Downtown garage plan OK’d

Development approved by 5-1 vote; opposition suit threatens delay.

By: Jennifer Potash
   Barring intervention from the courts or construction-related delays, Princeton Borough will have a new downtown parking garage by December. The Borough Council approved the development Tuesday night by a 5-1 vote.
   The casting of votes was a fairly somber affair and afterward, despite applause from supporters in the audience, the council promptly adjourned the meeting and went home.
   "I want to thank everyone for all the time put into this and we shall continue on," said Mayor Marvin Reed, who first proposed a downtown garage four years ago. On Wednesday, the mayor said the absence of a celebration was a respectful gesture to opponents. "We didn’t want to rub it in," he said.
   The vote followed more than an hour of public comment during which numerous opponents urged the council either to delay the vote or put the entire project to referendum.
   "I do not have confidence in your signing this development agreement," said Jim Firestone, a Vandeventer Avenue resident and president of Concerned Citizens of Princeton, a nonprofit group that opposes the borough’s plan and has filed a lawsuit to stop it. "It’s a big plan that the taxpayers will pay dearly for."
   The lawsuit is slated for a hearing Feb. 21 in Mercer County Superior Court, said Robert Zagoria, co-counsel for Concerned Citizens.
   Borough officials maintain the project will not require taxpayer support because it will generate revenue from a combination of land-lease payments, parking income and payments in lieu of taxes. Income from the project will also replace the roughly $500,000 in parking revenue generated by the two surface parking lots the borough counts on each year for its operating budget, officials said.
   The project will be completed in phases.
   The first phase involves the Park & Shop lot off Spring Street and will contain the 500-space parking garage, a five-story mixed-use building and a plaza. If all the needed permits are obtained by mid-February, construction of the garage would commence by mid-March, said Robert Powell, principal with developer Nassau HKT Associates.
   Both Mayor Reed and Mr. Powell said the goal is to open the garage by early December. The developer’s agreement stipulates a date of Dec. 31.
   The mixed-use building, with a restaurant on the ground floor and 24 apartments on the upper floors, will be completed by the first quarter of 2004 and the plaza by fall 2004, Mr. Powell said.
   Construction of the second phase, a five-story mixed-use building on the Tulane Street lot, will begin following completion of the garage. Phase Three centers on a small lot off Witherspoon Street but the plan is still to be defined.
   The council spent more than an hour Tuesday reviewing the details of the very complex, 300-page developer’s agreement.
   Cost increases were identified for additional excavation at the site and for security systems in the garage. Borough Administrator Robert Bruschi said the $13.5 million bond issue approved by the council in December has an ample contingency to cover these increases.
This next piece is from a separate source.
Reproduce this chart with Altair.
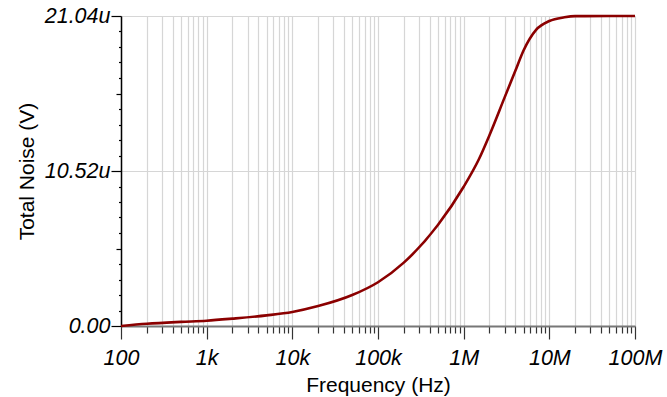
import altair as alt
import pandas as pd

# Frequency (Hz) and total noise (micro-volts)
freq = [100, 200, 500, 1e3, 2e3, 5e3, 1e4, 2e4, 5e4, 1e5, 2e5, 5e5,
        1e6, 1.5e6, 2e6, 3e6, 4e6, 5e6, 7e6, 1e7, 1.5e7, 2e7, 5e7, 1e8]
noise_u = [0.0, 0.15, 0.28, 0.36, 0.5, 0.72, 0.95, 1.35, 2.1, 2.97, 4.3, 6.85,
           9.45, 11.3, 12.95, 15.5, 17.3, 18.7, 20.1, 20.7, 20.95, 21.03, 21.04, 21.04]

x_major = [100, 1000, 10000, 100000, 1000000, 10000000, 100000000]
x_major_labels = ["100", "1k", "10k", "100k", "1M", "10M", "100M"]
x_minor = [k * d for d in x_major[:-1] for k in range(2, 10)]

y_major = [0.0, 10.52, 21.04]
y_major_labels = ["0.00", "10.52u", "21.04u"]
y_medium = [5.26, 15.78]
y_minor = [round(i * 1.052, 3) for i in range(21)]

df = pd.DataFrame({"f": freq, "v": noise_u})

x_vals = sorted(set(x_major + x_minor))
xm = "[" + ",".join(str(v) for v in x_major) + "]"
xl = "[" + ",".join("'" + s + "'" for s in x_major_labels) + "]"
x_label_expr = f"indexof({xm}, datum.value) >= 0 ? {xl}[indexof({xm}, datum.value)] : ''"
x_major_test = f"indexof({xm}, datum.value) >= 0"

def near_any(vals):
    return " || ".join(f"abs(datum.value - {v}) < 1e-6" for v in vals)

y_major_test = near_any(y_major)
y_medium_test = near_any(y_medium)
y_label_expr = " : ".join(
    f"abs(datum.value - {v}) < 1e-6 ? '{s}'" for v, s in zip(y_major, y_major_labels)
) + " : ''"

FONT = "Liberation Sans"

x_axis = alt.Axis(
    values=x_vals,
    labelExpr=x_label_expr,
    labelOverlap=False,
    labelFlush=False,
    labelFont=FONT,
    labelFontSize=21.5,
    labelFontStyle="italic",
    labelColor="#000000",
    labelPadding=8,
    tickSize={"condition": {"test": x_major_test, "value": 13}, "value": 7},
    tickColor="#333333",
    tickWidth=1.2,
    domainColor="#777777",
    domainWidth=2,
    grid=True,
    gridColor="#d6d6d6",
    gridWidth=1.2,
    title="Frequency (Hz)",
    titleFont=FONT,
    titleFontSize=21,
    titleFontWeight="normal",
    titleColor="#000000",
    titlePadding=6,
)

y_axis = alt.Axis(
    values=y_minor,
    labelExpr=y_label_expr,
    labelOverlap=False,
    labelFlush=False,
    labelFont=FONT,
    labelFontSize=21.5,
    labelFontStyle="italic",
    labelColor="#000000",
    labelPadding=1,
    tickSize={"condition": [{"test": y_major_test, "value": 10},
                            {"test": y_medium_test, "value": 5}], "value": 2.5},
    tickColor="#000000",
    tickWidth=1.2,
    domainColor="#000000",
    domainWidth=1.5,
    grid=True,
    gridColor="#d6d6d6",
    gridWidth=1.2,
    gridOpacity={"condition": {"test": y_major_test, "value": 1}, "value": 0},
    title="Total Noise (V)",
    titleFont=FONT,
    titleFontSize=21,
    titleFontWeight="normal",
    titleColor="#000000",
    titlePadding=7,
)

chart = alt.Chart(df).mark_line(
    color="#8b0000", strokeWidth=2.6, interpolate="monotone"
).encode(
    x=alt.X("f:Q", scale=alt.Scale(type="log", domain=[100, 1e8], nice=False), axis=x_axis),
    y=alt.Y("v:Q", scale=alt.Scale(domain=[0, 21.04], nice=False, zero=True), axis=y_axis),
).properties(
    width=514,
    height=310,
    autosize=alt.AutoSizeParams(type="none"),
    padding={"left": 121, "top": 16, "right": 32, "bottom": 71},
).configure_view(stroke=None).configure(background="white")

chart.save("out.html", embed_options={"renderer": "svg", "actions": False})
   As with the Dec. 17 bond ordinance, the Borough Council approval of the developer’s agreement came in a 5-1 vote.
   Councilman Roger Martindell, a longtime critic of a downtown garage, cast the lone dissenting vote, citing, among other reasons, the size of overall development and an inadequate financial return to the borough. But Mr. Martindell said he could have been persuaded to vote for the plan had it gone to nonbinding referendum.
   Councilman David Goldfarb said a referendum would be unfair because people would not take the time to learn the details on the very complex project.
   "I am looking forward to three or four years from now when the project is complete. I’m confident that when everybody sees it up and running, those people who have concerns will feel their concerns are unjustified," Mr. Goldfarb said.
   Councilwoman Wendy Benchley, a staunch supporter of the garage who also sought compromises to lessen the scale of the development, said the plan was a good compromise.
   Councilman Joseph O’Neill did not speak at the meeting but provided the borough clerk and reporters with a two-page statement on his reasons for supporting the garage, which included the plaza and the addition of 200 parking spaces downtown.
   "Is it worth it? I believe it is," Mr. O’Neill wrote. "That’s why I’m voting for downtown redevelopment."